Classic Example: DEX Trade
You submit:
uniswap.swapExactTokensForTokens(
1000 * 1e18, // 1000 USDC
950 * 1e18, // Min 950 DAI
path,
msg.sender,
deadline
);
A bot:
Sandwich Attacks
More sophisticated than simple front-running:
1. Bot sees your buy order (1000 USDC → DAI)
Bot front-runs: Buys DAI (raises price)
Your transaction executes (you pay inflated price)

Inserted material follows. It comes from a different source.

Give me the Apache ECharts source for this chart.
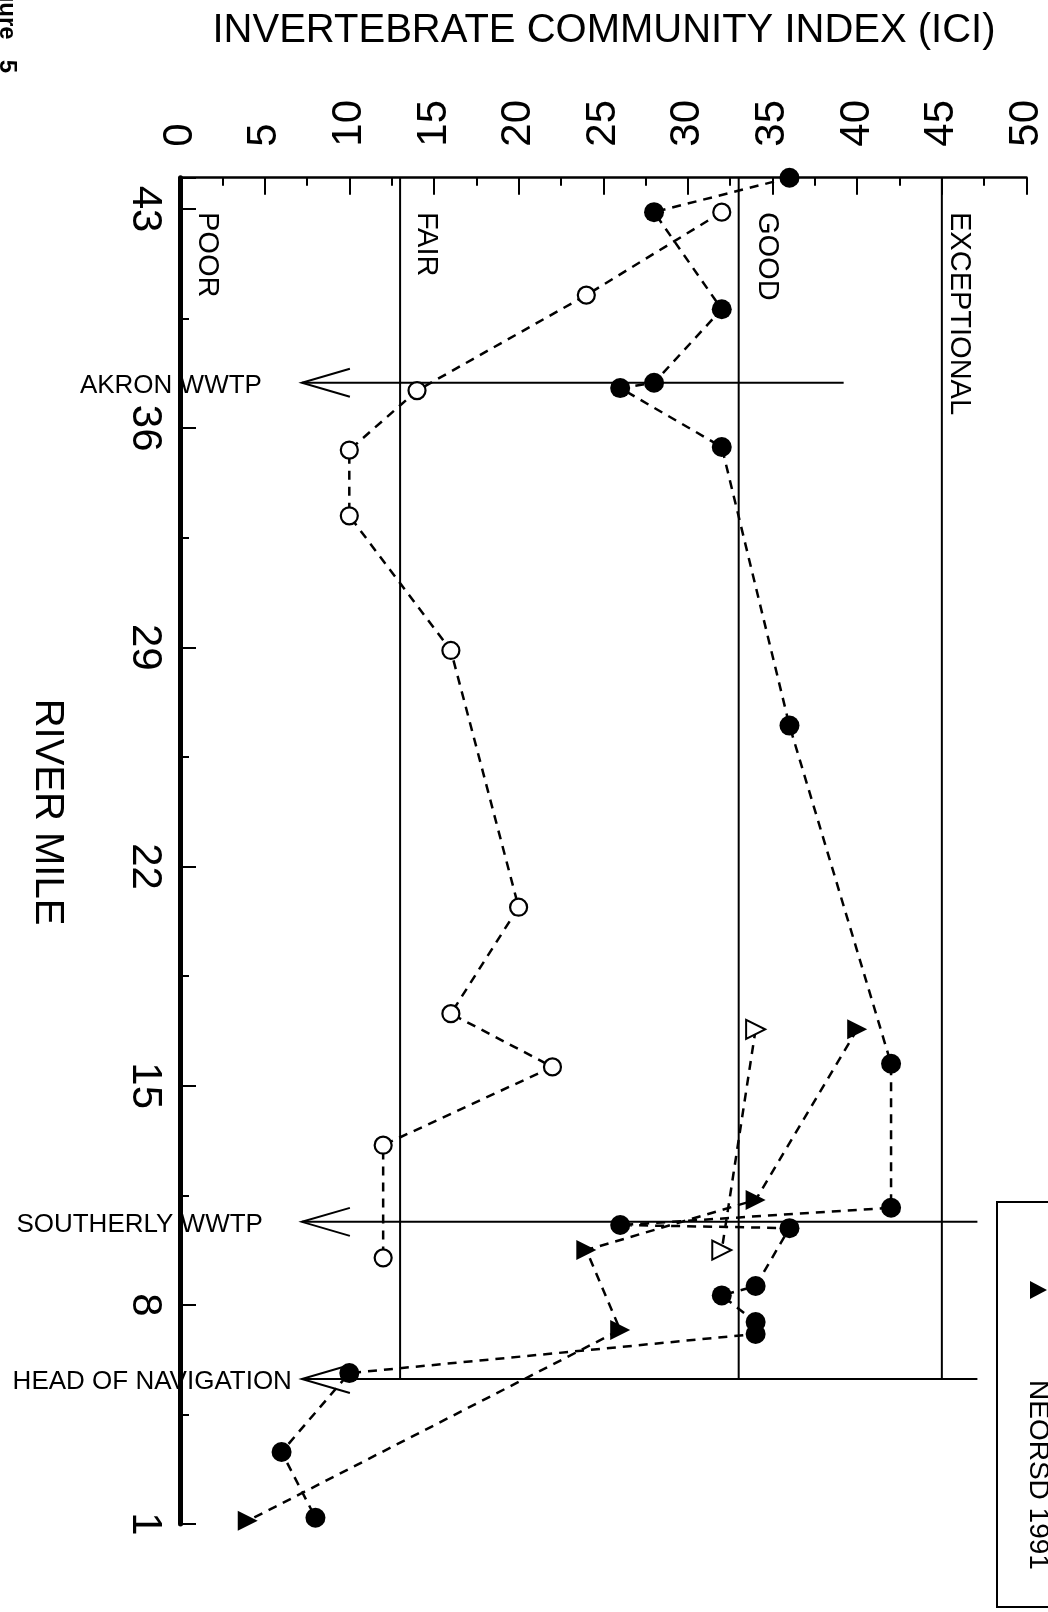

Bot back-runs: Sells DAI (profits from price difference) Code Pattern
// Victim transaction (in mempool)
function swap() external {
router.swapExactTokensForTokens(
1000e18,
950e18, // 5% slippage tolerance
path,
victim,
deadline
);
}
// Bot front-run (higher gas priority)
// Bot buys DAI, raising price
// Victim executes at worse price
// Bot back-run (sells for profit)
Real-World MEV Examples
1. Liquidation Front-Running
// DeFi protocol liquidation
function liquidate(address user) external {
require(isUndercollateralized(user), "Safe");
uint256 debt = getDebt(user);
uint256 collateral = getCollateral(user);
// Transfer collateral to liquidator
collateral.transfer(msg.sender, collateral);
// Liquidator profit = collateral - debt
}
Bots monitor for undercollateralized positions and front-run human liquidators.
2. NFT Mints
function mint() external payable {
require(msg.value == 0.08 ether, "Wrong price");
require(totalSupply < 10000, "Sold out");
_mint(msg.sender, totalSupply++);
}
Bots scan for profitable mints (hype projects) and submit hundreds of transactions with escalating gas fees.
3. Oracle Updates
function updatePrice(uint256 newPrice) external onlyOracle {
oldPrice = currentPrice;
currentPrice = newPrice;
}
If price updates are public before execution, bots can front-run trades based on the new price.
Defense Mechanisms
1. Slippage Protection
function swapWithMinOutput(
uint256 amountIn,
uint256 minAmountOut, // Tight tolerance
address[] calldata path
) external {
uint256 amountOut = router.swapExactTokensForTokens(
amountIn,
minAmountOut,
path,
msg.sender,
block.timestamp
);
require(amountOut >= minAmountOut, "Slippage");
}
2. Commit-Reveal Schemes
mapping(address => bytes32) public commitments;
function commit(bytes32 hash) external {
commitments[msg.sender] = hash;
}
function reveal(uint256 value, bytes32 salt) external {
bytes32 hash = keccak256(abi.encode(value, salt));
require(commitments[msg.sender] == hash, "Invalid");
// Execute action with value
delete commitments[msg.sender];
}
Users commit to actions before revealing details.
3. Flashbots Protect
Use private mempools:
const tx = await signer.sendTransaction({
to: contract.address,
data: contract.interface.encodeFunctionData("swap", [...]),
// Send to Flashbots RPC instead of public mempool
});
4. Time Locks
mapping(address => uint256) public lastAction;
function sensitiveAction() external {
require(
block.timestamp >= lastAction[msg.sender] + 1 hours,
"Cooldown"
);
lastAction[msg.sender] = block.timestamp;
// Execute action
}
5. Batch Auctions
Instead of continuous trading, use discrete auction periods where all orders execute at the same price.
MEV Mitigation Tools
- Flashbots Protect: Private transaction submission
- CowSwap: Batch auctions + MEV protection
- MEV Blocker: RPC that shields transactions
- 1inch Fusion: Intent-based swaps with solvers
Protocol-Level Solutions
EIP-1559 & Priority Fees
// Bots must pay higher priority fees
block.basefee // Burned, can't be gamed
+ priorityFee // Goes to validator
PBS (Proposer-Builder Separation)
Separates block proposal from construction, making MEV extraction more transparent.
Key Takeaways
MEV is inherent to blockchain transparency. Design protocols assuming adversarial front-running, not trusting transaction ordering.